Милов нагнулся, не без усилия поднял Граве с пола и взвалил себе на спину. Что-то осталось в руке, вроде тряпочки, он сунул это в карман, не думая, машинально, из привычки не бросать ничего на пол. Ева отворила выходную дверь, придержала ее, Милов вынес Граве. Дверь мягко защелкнулась за спиной. «Рыбки теперь передохнут», – вдруг почему-то подумал Милов и даже пожалел их, как будто рыбки станут единственными жертвами происходившего. Ева шла впереди, Милов тяжело спускался вслед – веса в Граве было куда больше, чем в женщине. Внизу по-прежнему никого не было, только на втором этаже приоткрылась и тут же захлопнулась дверь. Ева открыла заднюю дверцу машины, потом, обойдя ее, – противоположную и помогла втащить и уложить Граве на сиденье. Снова обойдя машину, заметно припадая на ногу, прежде чем сесть, она остановилась рядом с Миловым.
– Дан…
– Ева?
– Странно, правда? И неожиданно…
Ему не надо было объяснять, что это сказано не о Лили, и даже не обо всем том, не вполне понятном, что происходило нынче в городе и вокруг него.
– Ева, я…
– Да. Я ведь поняла.
– Но если бы вы не сказали там, я бы не понял – о себе…
– Не надо объяснять, – сказала она.
– А мне надо, – сказал он. – Только не сейчас. Что с ногой?

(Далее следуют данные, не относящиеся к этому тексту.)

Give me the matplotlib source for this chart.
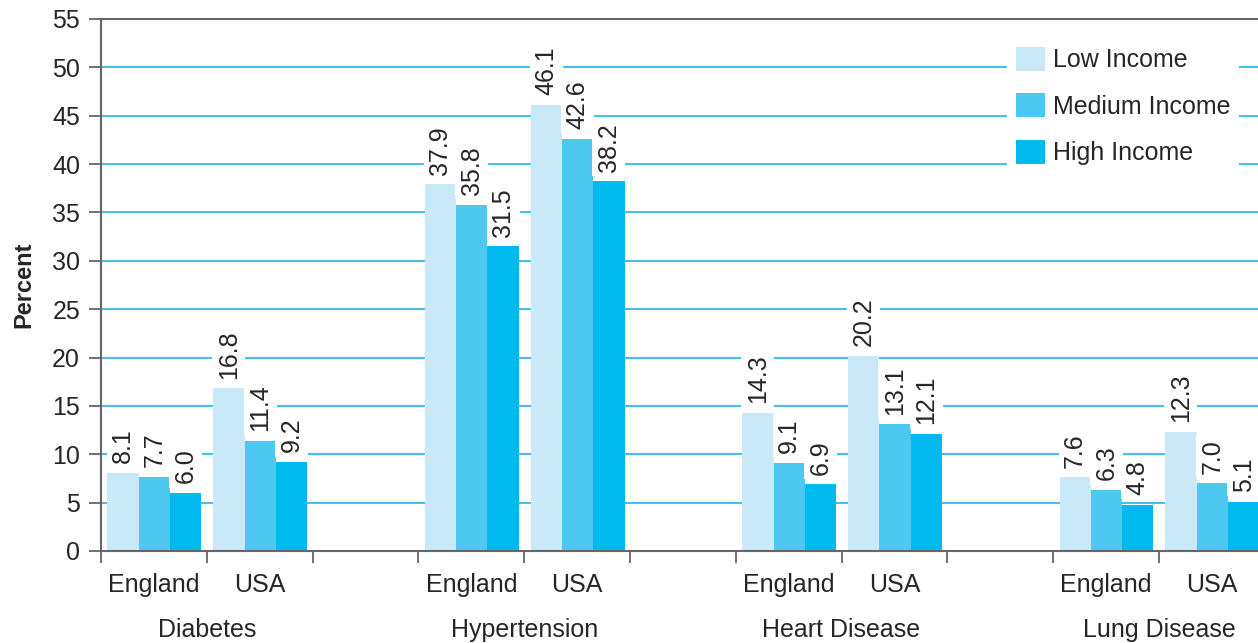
import matplotlib
matplotlib.use("Agg")
import matplotlib.pyplot as plt
import numpy as np

plt.rcParams['font.family'] = ['Liberation Sans', 'DejaVu Sans']

diseases = ["Diabetes", "Hypertension", "Heart Disease", "Lung Disease"]
countries = ["England", "USA"]
series_names = ["Low Income", "Medium Income", "High Income"]
low_income = [8.1, 16.8, 37.9, 46.1, 14.3, 20.2, 7.6, 12.3]
medium_income = [7.7, 11.4, 35.8, 42.6, 9.1, 13.1, 6.3, 7.0]
high_income = [6.0, 9.2, 31.5, 38.2, 6.9, 12.1, 4.8, 5.1]
y_ticks = [0, 5, 10, 15, 20, 25, 30, 35, 40, 45, 50, 55]

colors = ["#C9E9F9", "#4DC8F1", "#00B9EE"]
grid_color = "#3DBFEE"
text_color = "#262626"
axis_color = "#666666"

fig = plt.figure(figsize=(12.58, 6.43), dpi=100)
ax = fig.add_axes([0.0803, 0.1431, 0.925, 0.8274])

# slot positions: England, USA, gap per disease
slots = []
for d in range(len(diseases)):
    slots += [3 * d, 3 * d + 1]
slots = np.array(slots, dtype=float)

bw = 0.296
offsets = [-bw + 0.005, 0.005, bw + 0.005]
all_series = [low_income, medium_income, high_income]
for s, (vals, name, col) in enumerate(zip(all_series, series_names, colors)):
    xs = slots + offsets[s]
    ax.bar(xs, vals, width=bw, color=col, label=name, zorder=2, linewidth=0)
    for x, v in zip(xs, vals):
        ax.annotate(f"{v:.1f}", xy=(x, v), xytext=(0, 7), textcoords='offset points',
                    rotation=90, ha='center', va='bottom', fontsize=18, color=text_color,
                    zorder=4,
                    bbox=dict(boxstyle='square,pad=0.18', facecolor='white', edgecolor='none'))

ax.set_xlim(-0.5, 10.5)
ax.set_ylim(0, 55)
ax.set_yticks(y_ticks)
ax.set_yticklabels([str(t) for t in y_ticks], fontsize=18, color=text_color)
ax.yaxis.grid(True, color=grid_color, linewidth=1.4, zorder=0)
ax.set_axisbelow(True)

ax.set_xticks(np.arange(-0.5, 11, 1.0))
ax.set_xticklabels([])
ax.tick_params(axis='x', length=8.6, width=1.3, color=axis_color, direction='out')
ax.tick_params(axis='y', length=8.6, width=1.3, color=axis_color, direction='out', pad=6.5)

for sp in ['left', 'bottom', 'top']:
    ax.spines[sp].set_color(axis_color)
    ax.spines[sp].set_linewidth(1.5)
ax.spines['right'].set_visible(False)

for i, x in enumerate(slots):
    ax.annotate(countries[i % 2], xy=(x, 0), xycoords=('data', 'axes fraction'),
                xytext=(0, -24.5), textcoords='offset points', ha='center', va='center',
                fontsize=18, color=text_color, annotation_clip=False)
for d, name in enumerate(diseases):
    ax.annotate(name, xy=(3 * d + 0.5, 0), xycoords=('data', 'axes fraction'),
                xytext=(0, -57), textcoords='offset points', ha='center', va='center',
                fontsize=18, color=text_color, annotation_clip=False)

ax.set_ylabel("Percent", fontsize=17, fontweight='bold', color=text_color, labelpad=12)

leg = ax.legend(loc='upper left', bbox_to_anchor=(1007 / 1258, 1 - 38 / 643),
                bbox_transform=fig.transFigure, frameon=True, fancybox=False,
                fontsize=18, handlelength=1.16, handleheight=1.12, handletextpad=0.32,
                labelspacing=0.83, borderpad=0.35, borderaxespad=0)
leg.get_frame().set_facecolor('white')
leg.get_frame().set_edgecolor('none')
leg.get_frame().set_alpha(1)
for t in leg.get_texts():
    t.set_color(text_color)

fig.savefig("out.png", dpi=100)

– Посмотрим потом. Терпимо.
В машине он спросил:
– К вам домой?
– Да, – сказала она, помедлив. – Наверное, да.
Он включил мотор.
До перекрестка доехали беспрепятственно. Там, однако, пришлось уменьшить скорость: за то время, что они провели у Граве, на пересечении улиц собралось довольно много людей – с дубовыми листьями и без них, вооруженных и безоружных, молодых и пожилых; общим для них было, пожалуй, выражение лиц – какое-то мрачное ожидание читалось на них. Людей пришлось едва ли не расталкивать машиной – дорогу уступали неохотно, в самый последний миг.